* **PROBLEM**: Transcribe all of the material exactly. Any picture in it should be left out.

* **DATA SECTION**:
• • • • • • •
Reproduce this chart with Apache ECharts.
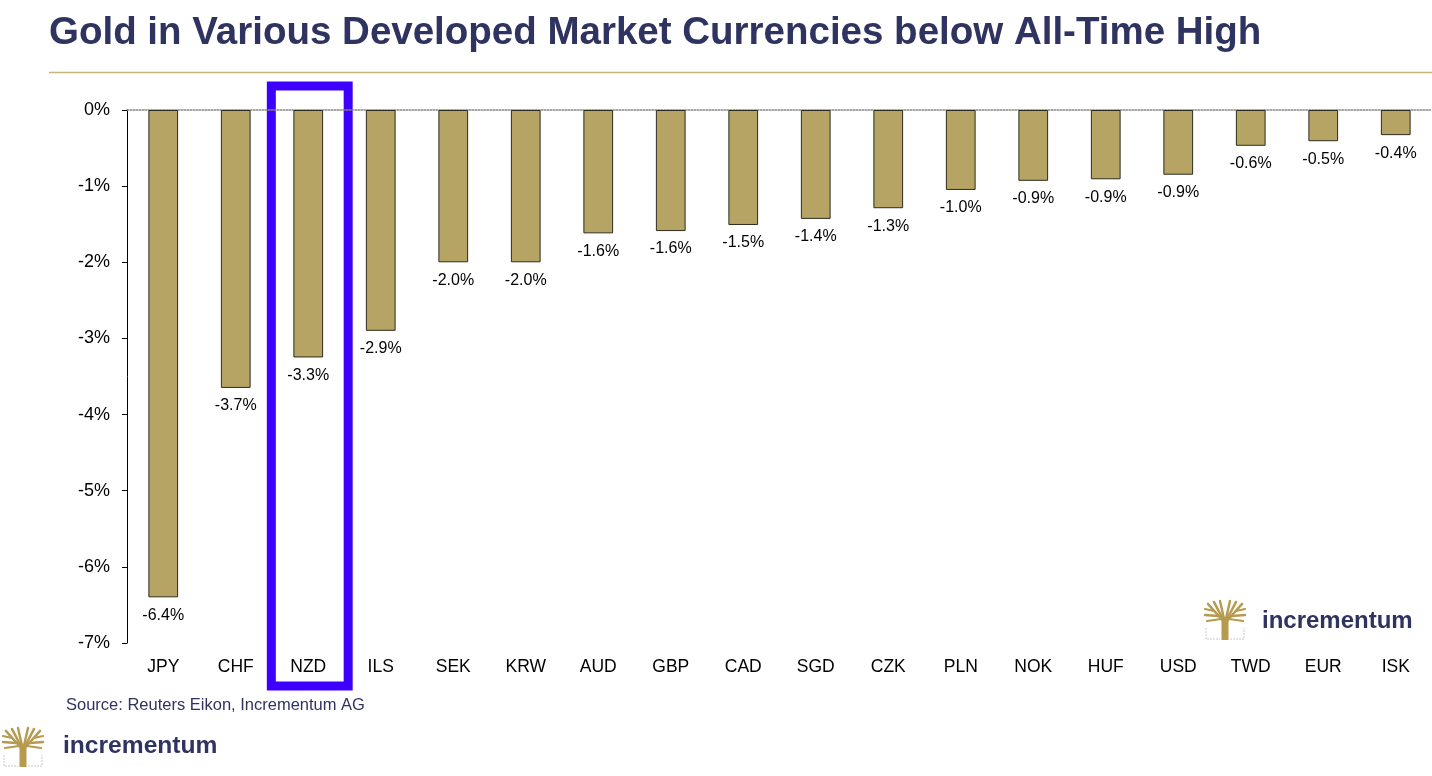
<!DOCTYPE html>
<html><head><meta charset="utf-8">
<script src="https://cdn.jsdelivr.net/npm/echarts@6/dist/echarts.min.js"></script>
<style>html,body{margin:0;padding:0;background:#fff}#c{width:1432px;height:776px}</style>
</head><body><div id="c"></div>
<script>
const categories = ['JPY','CHF','NZD','ILS','SEK','KRW','AUD','GBP','CAD','SGD','CZK','PLN','NOK','HUF','USD','TWD','EUR','ISK'];
const values = [-6.40,-3.65,-3.25,-2.90,-2.00,-2.00,-1.62,-1.59,-1.51,-1.43,-1.29,-1.05,-0.93,-0.91,-0.85,-0.47,-0.41,-0.33];
const labelTexts = ['-6.4%','-3.7%','-3.3%','-2.9%','-2.0%','-2.0%','-1.6%','-1.6%','-1.5%','-1.4%','-1.3%','-1.0%','-0.9%','-0.9%','-0.9%','-0.6%','-0.5%','-0.4%'];
const yTicks = [0,-1,-2,-3,-4,-5,-6,-7];
const highlighted = 'NZD';

const NAVY = '#2f3360', GOLD = '#b5a463';
const chart = echarts.init(document.getElementById('c'));
const font = 'Liberation Sans, Arial, sans-serif';

function treeIcon(x, y, s) {
  const c = [];
  const L = (x1,y1,x2,y2,w)=>c.push({type:'line',shape:{x1:x+x1*s,y1:y+y1*s,x2:x+x2*s,y2:y+y2*s},style:{stroke:'#b59a4f',lineWidth:w*s,lineCap:'round'}});
  c.push({type:'rect',shape:{x:x+16.5*s,y:y+18*s,width:7*s,height:21*s},style:{fill:'#b59a4f'}});
  L(20,22,3,3,2.6); L(20,22,9,1,2.6); L(20,22,15,0,2.4); L(20,22,25,0,2.4); L(20,22,31,1,2.6); L(20,22,37,3,2.6);
  L(13,15,0,14,2.4); L(27,15,40,14,2.4); L(9,10,0,8,2.2); L(31,10,40,8,2.2);
  L(16,18,2,20,2.2); L(24,18,38,20,2.2);
  c.push({type:'polyline',shape:{points:[[x+1*s,y+27*s],[x+1*s,y+38*s],[x+15*s,y+38*s]]},style:{stroke:'#c8c8c8',lineWidth:1,fill:null,lineDash:[2,1]}});
  c.push({type:'polyline',shape:{points:[[x+25*s,y+38*s],[x+39*s,y+38*s],[x+39*s,y+27*s]]},style:{stroke:'#c8c8c8',lineWidth:1,fill:null,lineDash:[2,1]}});
  return c;
}

const baseOption = {
  animation:false,
  backgroundColor:'#fff',
  grid:{left:127,right:0,top:110,bottom:133},
  xAxis:[
    {type:'category',data:categories,position:'top',
     axisLine:{onZero:false,lineStyle:{color:'#888',type:'dotted',width:1.5}},
     axisTick:{inside:true,length:5,lineStyle:{color:'#333'}},
     axisLabel:{show:false},splitLine:{show:false}},
    {type:'category',data:categories,position:'bottom',
     axisLine:{show:false},axisTick:{show:false},
     axisLabel:{color:'#000',fontSize:17.5,fontFamily:font,margin:15}}
  ],
  yAxis:{type:'value',min:-7,max:0,interval:1,
    axisLine:{show:true,lineStyle:{color:'#000',width:1}},
    axisTick:{show:true,length:5,lineStyle:{color:'#000'}},
    splitLine:{show:false},
    axisLabel:{color:'#000',fontSize:18,fontFamily:font,margin:17,
      formatter:v=>yTicks.includes(v)?v+'%':''}},
  series:[{type:'bar',data:values,barWidth:'41%',xAxisIndex:0,
    itemStyle:{color:GOLD,borderColor:'#2e2b1e',borderWidth:1},
    label:{show:true,position:'bottom',distance:10,color:'#000',fontSize:16,fontFamily:font,
      formatter:p=>labelTexts[p.dataIndex]}}]
};
chart.setOption(baseOption);

// highlight rectangle around the chosen category, positioned from the axis scale
const idx = categories.indexOf(highlighted);
const cx = chart.convertToPixel({xAxisIndex:0}, idx) + 1.5;
const step = chart.convertToPixel({xAxisIndex:0}, 1) - chart.convertToPixel({xAxisIndex:0}, 0);
const y0 = chart.convertToPixel({yAxisIndex:0}, 0);
const y7 = chart.convertToPixel({yAxisIndex:0}, -7);

chart.setOption({graphic:[
  {id:'title',type:'text',left:49,top:14,style:{text:'Gold in Various Developed Market Currencies below All-Time High',fill:NAVY,font:'bold 38.5px '+font}},
  {id:'rule',type:'line',shape:{x1:49,y1:72.5,x2:1432,y2:72.5},style:{stroke:'#c9b57a',lineWidth:1.5}},
  {id:'src',type:'text',left:66,top:697,style:{text:'Source: Reuters Eikon, Incrementum AG',fill:NAVY,font:'16.5px '+font}},
  {id:'logo1',type:'text',left:63,top:734,style:{text:'incrementum',fill:NAVY,font:'bold 24.6px '+font}},
  {id:'logo2',type:'text',left:1262,top:609,style:{text:'incrementum',fill:NAVY,font:'bold 24px '+font}},
  {id:'tree1',type:'group',children:treeIcon(3,728,1.0)},
  {id:'tree2',type:'group',children:treeIcon(1205,601,1.0)},
  {id:'hl',type:'rect',shape:{x:cx - step*0.53, y:y0-24, width:step*1.06, height:(y7-y0)+67},
   style:{fill:null,stroke:'#3d00ff',lineWidth:9}}
]});
</script></body></html>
• • • • • • •
* **THE RESPONSE**:
Reproduce this chart with Apache ECharts.
<!DOCTYPE html>
<html><head><meta charset="utf-8">
<script src="https://cdn.jsdelivr.net/npm/echarts@6/dist/echarts.min.js"></script>
<style>html,body{margin:0;padding:0;background:#fff}#c{width:1432px;height:776px}</style>
</head><body><div id="c"></div>
<script>
const categories = ['JPY','CHF','NZD','ILS','SEK','KRW','AUD','GBP','CAD','SGD','CZK','PLN','NOK','HUF','USD','TWD','EUR','ISK'];
const values = [-6.40,-3.65,-3.25,-2.90,-2.00,-2.00,-1.62,-1.59,-1.51,-1.43,-1.29,-1.05,-0.93,-0.91,-0.85,-0.47,-0.41,-0.33];
const labelTexts = ['-6.4%','-3.7%','-3.3%','-2.9%','-2.0%','-2.0%','-1.6%','-1.6%','-1.5%','-1.4%','-1.3%','-1.0%','-0.9%','-0.9%','-0.9%','-0.6%','-0.5%','-0.4%'];
const yTicks = [0,-1,-2,-3,-4,-5,-6,-7];
const highlighted = 'NZD';

const NAVY = '#2f3360', GOLD = '#b5a463';
const chart = echarts.init(document.getElementById('c'));
const font = 'Liberation Sans, Arial, sans-serif';

function treeIcon(x, y, s) {
  const c = [];
  const L = (x1,y1,x2,y2,w)=>c.push({type:'line',shape:{x1:x+x1*s,y1:y+y1*s,x2:x+x2*s,y2:y+y2*s},style:{stroke:'#b59a4f',lineWidth:w*s,lineCap:'round'}});
  c.push({type:'rect',shape:{x:x+16.5*s,y:y+18*s,width:7*s,height:21*s},style:{fill:'#b59a4f'}});
  L(20,22,3,3,2.6); L(20,22,9,1,2.6); L(20,22,15,0,2.4); L(20,22,25,0,2.4); L(20,22,31,1,2.6); L(20,22,37,3,2.6);
  L(13,15,0,14,2.4); L(27,15,40,14,2.4); L(9,10,0,8,2.2); L(31,10,40,8,2.2);
  L(16,18,2,20,2.2); L(24,18,38,20,2.2);
  c.push({type:'polyline',shape:{points:[[x+1*s,y+27*s],[x+1*s,y+38*s],[x+15*s,y+38*s]]},style:{stroke:'#c8c8c8',lineWidth:1,fill:null,lineDash:[2,1]}});
  c.push({type:'polyline',shape:{points:[[x+25*s,y+38*s],[x+39*s,y+38*s],[x+39*s,y+27*s]]},style:{stroke:'#c8c8c8',lineWidth:1,fill:null,lineDash:[2,1]}});
  return c;
}

const baseOption = {
  animation:false,
  backgroundColor:'#fff',
  grid:{left:127,right:0,top:110,bottom:133},
  xAxis:[
    {type:'category',data:categories,position:'top',
     axisLine:{onZero:false,lineStyle:{color:'#888',type:'dotted',width:1.5}},
     axisTick:{inside:true,length:5,lineStyle:{color:'#333'}},
     axisLabel:{show:false},splitLine:{show:false}},
    {type:'category',data:categories,position:'bottom',
     axisLine:{show:false},axisTick:{show:false},
     axisLabel:{color:'#000',fontSize:17.5,fontFamily:font,margin:15}}
  ],
  yAxis:{type:'value',min:-7,max:0,interval:1,
    axisLine:{show:true,lineStyle:{color:'#000',width:1}},
    axisTick:{show:true,length:5,lineStyle:{color:'#000'}},
    splitLine:{show:false},
    axisLabel:{color:'#000',fontSize:18,fontFamily:font,margin:17,
      formatter:v=>yTicks.includes(v)?v+'%':''}},
  series:[{type:'bar',data:values,barWidth:'41%',xAxisIndex:0,
    itemStyle:{color:GOLD,borderColor:'#2e2b1e',borderWidth:1},
    label:{show:true,position:'bottom',distance:10,color:'#000',fontSize:16,fontFamily:font,
      formatter:p=>labelTexts[p.dataIndex]}}]
};
chart.setOption(baseOption);

// highlight rectangle around the chosen category, positioned from the axis scale
const idx = categories.indexOf(highlighted);
const cx = chart.convertToPixel({xAxisIndex:0}, idx) + 1.5;
const step = chart.convertToPixel({xAxisIndex:0}, 1) - chart.convertToPixel({xAxisIndex:0}, 0);
const y0 = chart.convertToPixel({yAxisIndex:0}, 0);
const y7 = chart.convertToPixel({yAxisIndex:0}, -7);

chart.setOption({graphic:[
  {id:'title',type:'text',left:49,top:14,style:{text:'Gold in Various Developed Market Currencies below All-Time High',fill:NAVY,font:'bold 38.5px '+font}},
  {id:'rule',type:'line',shape:{x1:49,y1:72.5,x2:1432,y2:72.5},style:{stroke:'#c9b57a',lineWidth:1.5}},
  {id:'src',type:'text',left:66,top:697,style:{text:'Source: Reuters Eikon, Incrementum AG',fill:NAVY,font:'16.5px '+font}},
  {id:'logo1',type:'text',left:63,top:734,style:{text:'incrementum',fill:NAVY,font:'bold 24.6px '+font}},
  {id:'logo2',type:'text',left:1262,top:609,style:{text:'incrementum',fill:NAVY,font:'bold 24px '+font}},
  {id:'tree1',type:'group',children:treeIcon(3,728,1.0)},
  {id:'tree2',type:'group',children:treeIcon(1205,601,1.0)},
  {id:'hl',type:'rect',shape:{x:cx - step*0.53, y:y0-24, width:step*1.06, height:(y7-y0)+67},
   style:{fill:null,stroke:'#3d00ff',lineWidth:9}}
]});
</script></body></html>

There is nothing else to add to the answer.